Looking back to his television début in the summer of 1971, he was sharing a bill with very great personalities of the past Judo Al Hayes (known better to fans of American wrestling as Lord Alfred Hayes), Big Bruno Elrington, Mucky Mal Kirk and Camden Town’s hardcase Peter Rann.
That autumn he was in equally illustrious company for his Royal Albert Hall début when he defeated Ireland’s Jim Fitzmaurice. That bill featured other well known wrestlers already at the veteran stage including Johnny Kwango, Les Kellett, Wild Ian Campbell as well as a Rare appearance in Britain of the flying Spaniard, Ricardo Torres.
Over the following decades, Steve Grey honed his skills and became one of the most respected British Lightweight champions in history, putting his belt on the line on many occasions, losing and regaining it, and facing a veritable Who’s Who of light and welterweight grapplers from home and abroad.
Victories in the early seventies over European champions of the preceding era, Julien Morice and Ken Joyce, had sent him on his winning ways.
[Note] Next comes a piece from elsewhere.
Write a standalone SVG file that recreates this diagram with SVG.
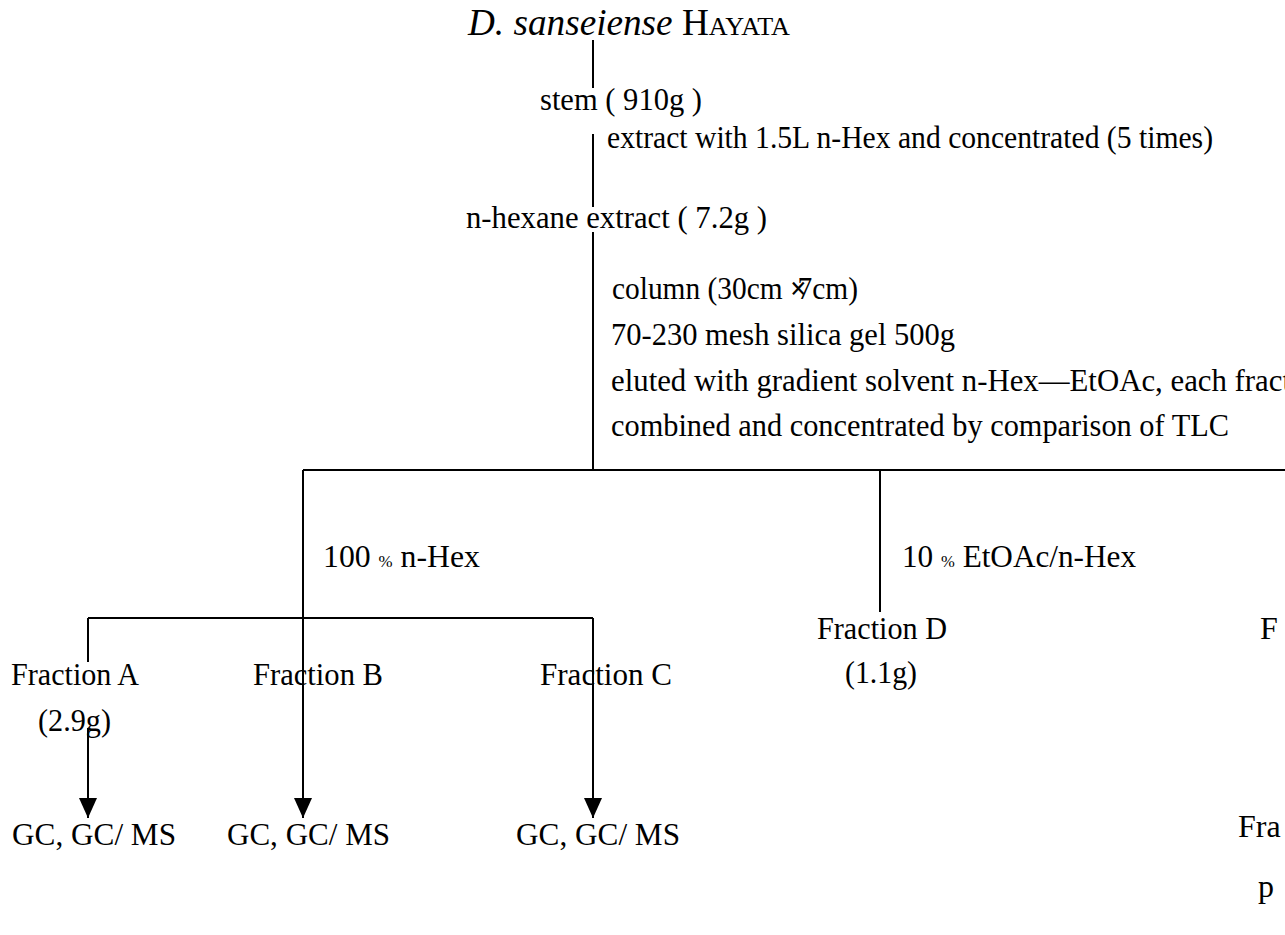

Other veteran national champions were soon outwitted in their turn, Eddie Capelli and Tony Costas being notable scalps.
The next challenge was to establish supremacy on his own London patch against former British Lightweight champions and contemporaries, Jon Cortez and Zoltan Boscik.
Grey never shirked from going up a weight to take on welter and middleweights, and gave as good as he got in memorable bouts against European Middleweight Champions Vic Faulkner, Mick McManus and another of the legends honoured on our programme, Superstar Mal Sanders. It will be interesting tonight to see whether the unconcealed animosity with long-standing adversary Sanders bubbles once again to the surface.
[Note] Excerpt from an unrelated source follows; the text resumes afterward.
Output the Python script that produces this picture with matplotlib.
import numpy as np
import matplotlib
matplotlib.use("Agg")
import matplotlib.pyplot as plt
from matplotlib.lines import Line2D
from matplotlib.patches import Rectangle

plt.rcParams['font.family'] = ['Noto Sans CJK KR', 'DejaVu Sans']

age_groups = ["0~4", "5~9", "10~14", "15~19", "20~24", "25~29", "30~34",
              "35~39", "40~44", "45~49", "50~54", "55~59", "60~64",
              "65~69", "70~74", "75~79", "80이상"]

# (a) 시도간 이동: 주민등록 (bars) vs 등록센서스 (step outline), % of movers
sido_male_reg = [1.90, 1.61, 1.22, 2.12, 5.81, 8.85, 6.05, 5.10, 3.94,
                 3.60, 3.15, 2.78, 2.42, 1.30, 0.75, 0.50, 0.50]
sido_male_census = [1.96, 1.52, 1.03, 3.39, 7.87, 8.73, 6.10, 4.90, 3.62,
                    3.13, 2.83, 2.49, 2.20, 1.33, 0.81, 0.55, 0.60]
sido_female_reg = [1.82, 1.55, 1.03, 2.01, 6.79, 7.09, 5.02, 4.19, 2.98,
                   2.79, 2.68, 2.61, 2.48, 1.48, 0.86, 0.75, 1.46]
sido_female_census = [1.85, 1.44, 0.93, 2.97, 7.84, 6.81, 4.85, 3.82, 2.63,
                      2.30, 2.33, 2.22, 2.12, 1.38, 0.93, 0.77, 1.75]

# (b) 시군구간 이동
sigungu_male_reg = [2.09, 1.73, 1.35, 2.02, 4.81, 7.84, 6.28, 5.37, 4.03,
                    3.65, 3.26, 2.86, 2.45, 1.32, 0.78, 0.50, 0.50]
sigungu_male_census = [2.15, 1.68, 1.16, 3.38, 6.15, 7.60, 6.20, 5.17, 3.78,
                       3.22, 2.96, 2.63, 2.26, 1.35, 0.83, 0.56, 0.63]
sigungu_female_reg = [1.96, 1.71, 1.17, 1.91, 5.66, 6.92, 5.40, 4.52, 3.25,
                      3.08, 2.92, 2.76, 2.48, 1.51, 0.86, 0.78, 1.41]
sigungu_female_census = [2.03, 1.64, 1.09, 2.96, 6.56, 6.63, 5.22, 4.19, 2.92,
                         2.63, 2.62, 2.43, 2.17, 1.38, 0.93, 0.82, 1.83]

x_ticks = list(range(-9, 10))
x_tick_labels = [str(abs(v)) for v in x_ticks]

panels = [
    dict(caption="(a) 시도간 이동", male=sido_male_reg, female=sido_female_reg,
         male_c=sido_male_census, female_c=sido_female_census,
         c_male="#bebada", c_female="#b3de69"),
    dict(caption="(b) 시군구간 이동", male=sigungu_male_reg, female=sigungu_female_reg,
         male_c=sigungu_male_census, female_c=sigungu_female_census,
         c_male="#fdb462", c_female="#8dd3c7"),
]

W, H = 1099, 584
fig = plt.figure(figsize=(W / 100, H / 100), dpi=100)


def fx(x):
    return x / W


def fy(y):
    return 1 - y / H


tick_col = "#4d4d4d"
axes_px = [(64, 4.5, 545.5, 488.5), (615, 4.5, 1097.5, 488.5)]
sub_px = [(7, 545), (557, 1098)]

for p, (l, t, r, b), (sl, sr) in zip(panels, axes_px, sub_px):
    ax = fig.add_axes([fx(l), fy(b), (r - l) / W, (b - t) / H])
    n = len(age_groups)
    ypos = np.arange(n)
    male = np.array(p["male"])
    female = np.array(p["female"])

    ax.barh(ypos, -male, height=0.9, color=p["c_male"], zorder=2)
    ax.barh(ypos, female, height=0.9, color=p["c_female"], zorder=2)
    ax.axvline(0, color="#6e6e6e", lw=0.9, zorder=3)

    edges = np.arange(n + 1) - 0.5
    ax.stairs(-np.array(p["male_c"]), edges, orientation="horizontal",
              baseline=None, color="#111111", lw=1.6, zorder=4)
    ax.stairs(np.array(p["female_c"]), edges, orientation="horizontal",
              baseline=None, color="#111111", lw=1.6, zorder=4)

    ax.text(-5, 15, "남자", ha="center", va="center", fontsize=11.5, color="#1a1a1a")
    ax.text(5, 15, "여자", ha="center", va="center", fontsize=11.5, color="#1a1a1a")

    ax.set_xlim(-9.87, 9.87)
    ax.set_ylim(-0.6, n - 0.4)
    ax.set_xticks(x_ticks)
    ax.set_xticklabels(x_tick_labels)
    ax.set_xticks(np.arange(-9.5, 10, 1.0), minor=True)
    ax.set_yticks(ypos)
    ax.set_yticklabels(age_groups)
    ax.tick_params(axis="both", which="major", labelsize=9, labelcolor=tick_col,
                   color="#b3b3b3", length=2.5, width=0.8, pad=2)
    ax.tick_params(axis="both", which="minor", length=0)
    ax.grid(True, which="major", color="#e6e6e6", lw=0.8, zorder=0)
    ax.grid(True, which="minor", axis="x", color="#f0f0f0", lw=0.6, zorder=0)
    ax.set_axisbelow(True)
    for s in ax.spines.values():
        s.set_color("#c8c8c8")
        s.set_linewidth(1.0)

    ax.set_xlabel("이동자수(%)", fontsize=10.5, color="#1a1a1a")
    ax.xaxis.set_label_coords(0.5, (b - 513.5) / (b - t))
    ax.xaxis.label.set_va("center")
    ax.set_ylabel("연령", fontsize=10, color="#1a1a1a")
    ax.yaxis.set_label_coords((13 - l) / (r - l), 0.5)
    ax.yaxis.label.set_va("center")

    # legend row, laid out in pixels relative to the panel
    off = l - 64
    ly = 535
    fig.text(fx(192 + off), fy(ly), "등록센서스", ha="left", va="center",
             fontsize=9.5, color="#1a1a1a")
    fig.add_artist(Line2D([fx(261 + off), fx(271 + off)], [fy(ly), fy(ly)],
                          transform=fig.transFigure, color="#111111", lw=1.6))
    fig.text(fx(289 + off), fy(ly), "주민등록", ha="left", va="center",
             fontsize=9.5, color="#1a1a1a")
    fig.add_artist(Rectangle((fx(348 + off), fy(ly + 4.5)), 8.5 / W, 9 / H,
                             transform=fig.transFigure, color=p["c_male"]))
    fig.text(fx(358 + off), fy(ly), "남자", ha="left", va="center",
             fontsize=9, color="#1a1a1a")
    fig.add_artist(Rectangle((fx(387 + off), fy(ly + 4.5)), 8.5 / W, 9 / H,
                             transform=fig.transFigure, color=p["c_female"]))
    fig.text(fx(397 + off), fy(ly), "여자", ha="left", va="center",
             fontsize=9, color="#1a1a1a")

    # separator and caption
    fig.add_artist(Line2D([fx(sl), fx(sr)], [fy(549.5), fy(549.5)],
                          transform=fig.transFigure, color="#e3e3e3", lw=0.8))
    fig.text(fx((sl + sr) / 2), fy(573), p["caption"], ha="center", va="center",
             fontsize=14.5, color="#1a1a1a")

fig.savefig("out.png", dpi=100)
Grappling fans will perhaps remember with most nostalgia the Steve Grey period when he regularly opposed the two top northern stars of the lighter weights.
Blackpool’s World Lightweight Champion Johnny Saint was a wrestler in Grey’s own style and they gave beautiful precision displays of professional wrestling for purists up and down the land. Although Grey triumphed it was never in one of the matches where the World title was at stake.
It was a different matter when Grey’s opponent was Bradford’s Jim Breaks. Faced with Breaks’s blindside fouling and scurrilous tactics, Grey proved himself a worthy opponent on many occasions.
In the spring of 1978 Grey defeated Breaks at semi-final stage in an open tournament to determine the new British Lightweight champion, going on to claim outright victory and the title for the very first time over Hanley’s Bobby Ryan. As a side note to hardened wrestling fans, that bout with Bobby Ryan was notable as it pitted against each other two sons of well known television referees. Who were the referees in question?
Even though Grey had won the title, such were the heat and controversy aroused in the semi-final that a return bout was an absolute must and Breaks v Grey II was transmitted on wrestling’s showcase day of the year, FA Cup Final Day, with the Londoner successfully retaining his belt.
The following six years saw much toing and froing with an exciting long-term feud between North and South, Evil against Good – Breaks against Grey. As late as 1983 Steve Grey was still regaining his lost Lightweight title from Breaks, even though he had other business on the side, not least of which was going up a weight to claim the British welterweight title from Bristol’s Danny Collins, successfully retaining it, and being a regular tag partner to Big Daddy.
It was against Collins that Grey appeared in his final televised bout in the final month of ITV wrestling, October 1988. He was destined to remain a dominant force in British wrestling for two decades more.